Com o brilhantismo analítico e a elegância narrativa que lhe eram característicos, Vasco Pulido Valente resumiu um dia como Marcelo Caetano perdeu o país, entre o final de 1973 e a primavera de 1974, escrevendo o seguinte: “[Marcelo] resistiu em vão: a Direita, que acreditava no regime e na ‘missão africana’, não acreditava na mudança; e a que acreditava na mudança, não acreditava nem na ‘missão africana’ nem no regime. Ele estava entre duas eras e dois mundos: no vácuo”.
O marcelismo acabou no “dia inicial, inteiro e limpo” cujo cinquentenário o Portugal de hoje vai celebrar na ressaca da cacofonia eleitoral vigente. Mas esta crónica não é sobre Marcelo Caetano. Excluída a ‘missão africana’, a citação poderia ser transformada num retrato do nosso presente partidário e do nosso futuro, que (a)parece bloqueado. De facto, o PS, que acredita no (seu) regime - porque “só o PS pode fazer melhor do que o PS” (Costa o disse) - não acredita na mudança, naquela grande mudança de que Portugal precisa. E quem acredita na mudança, parece crer muito pouco no regime que ainda existe, sonhando com distopias antissistema que levam a lado nenhum - é o caso do populismo do Chega e do ativismo destrutivo do BE. Entre uns e os outros, a AD é a única que, acreditando na mudança, respeita o regime; e talvez por isso esteja “entre duas eras e dois mundos: no vácuo”.

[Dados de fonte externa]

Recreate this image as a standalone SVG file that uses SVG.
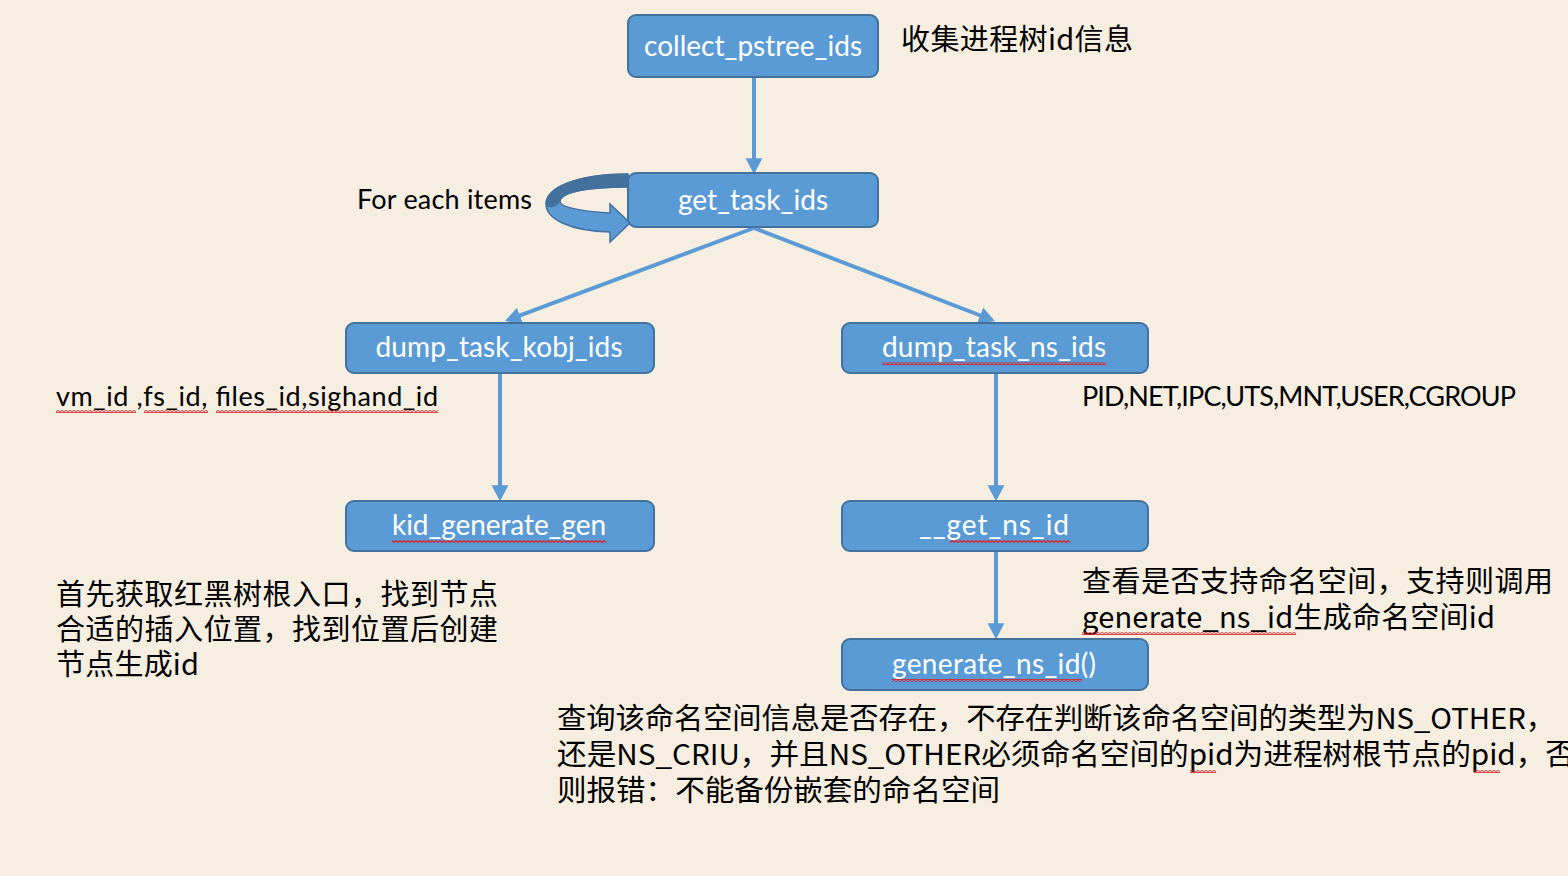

A AD quer, e tem de romper com o mundo que nos rege desde 1995: o do estatismo socialista, cuja teia fez engordar o monstro e vassalizou a sua cada vez maior legião de dependentes. Mas a AD tem de ser também barreira ao execrável mundo novo em que a democracia se estiola na sua bem-intencionada, embora ingénua tolerância perante o assalto dos tribalismos de toda a sorte. Como as sondagens não cessam de revelar, o partido (dos) do Estado, que dele dependem (e cada vez mais pessoas dependem), tem muita coisa a perder e prefere guardar o que tem, murmurando um resignado ou amedrontado “nunca pior”, e votar PS. Quanto aos que não dependem do Estado, porque a ele ainda não acederam ou porque representam a cada vez mais minguada sociedade civil, ou imigram (este país, que não é para velhos, se olharmos o nível das pensões e a rutura do SNS, também não é para jovens), ou radicalizam-se nas franjas, onde o Chega pesca com invulgar êxito porque (como cantava Lena d’Água) “demagogia feita à maneira é como queijo numa ratoeira”.
Os reformismos moderados mergulham no vácuo quando o binómio se reduz a escolher a situação ou a revolução. A AD precisa de corporizar um centro-direita que supere a dicotomia entre uma simples cosmética de mudança e a promessa de tudo mudar. Foi isso que a AD de 1979-80 fez, galvanizando o país para a mudança tranquila, que foi uma revolução legal, de valores, mentalidades e práticas face ao legado do PREC. Por que razão, então, a AD de 2024 não descola nas sondagens? Sim, Montenegro não é Sá Carneiro, Nuno Melo não é Freitas do Amaral e Câmara Pereira está a anos-luz de Ribeiro Telles. Porém, esta AD já tem um programa que, noutros tempos, convenceria o país: mais crescimento, menos impostos, uma economia apoiada nas empresas e não no clientelismo estatal, a junção do público e do privado para o muito que urge fazer na saúde ou na educação, e um arejamento mental face aos politicamente corretos que por aí andam. Parece-me um caminho promissor. O drama é que o país bloqueado de 2024 precisa de um trabalho de pedagogia e de convencimento muito maior do que o jovem e dinâmico país de 1979-80. Num certo sentido, Sá Carneiro tinha a vida mais facilitada do que Montenegro. Poderá Montenegro replicar Sá Carneiro?